Sometimes his sense of scale and proportion is exagerrated, with the human figures appearing slightly shrunken besides a massive fountain, or the size of an urn apparently exaggerated for effect. But this merely enhances the grandeur of the scene. Nor does Brooke have much interest in portraying individual plants, often they’re not even meant to be recognised, although there are some cases where it’s particularly important such as the nasturtiums in this urn. Instead generally he is is looking for the overall effects of colour and form with great sweeps of massed bedding, urns overflowing, and pillars draped so that individual plants are subsumed in the grand scheme of things. As Penelope Hobhouse said in Painted Gardens” for Brooke “style is everything.”

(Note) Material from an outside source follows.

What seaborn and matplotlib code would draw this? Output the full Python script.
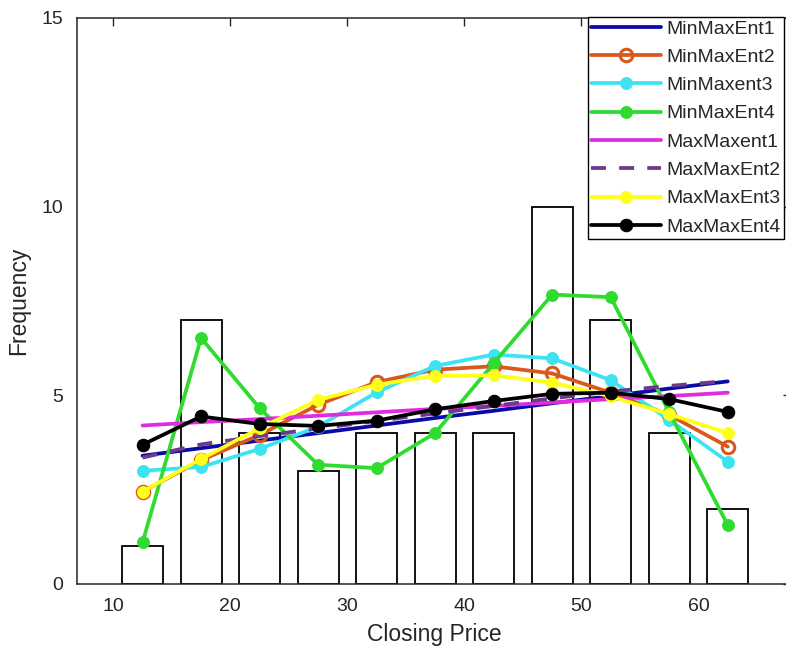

And if you are enamoured enough to want to have your own copy of The Gardens of England be prepared to take out another mortgage because the last time I saw an auction notice the estimate was around £20,000!
And if that leaves you a bit shocked then perhaps we should finish with another quote from Brooke’s account of Trentham.: “the rapturous exclamation of its numerous visitors could not possibly be more apropos or deserved – this is fairyland indeed!” And that was what Brooke was doing: recording the fairyland of the grand Italianate garden that was so soon to disappear….and for that maybe £20,000 is a reasonable price to pay!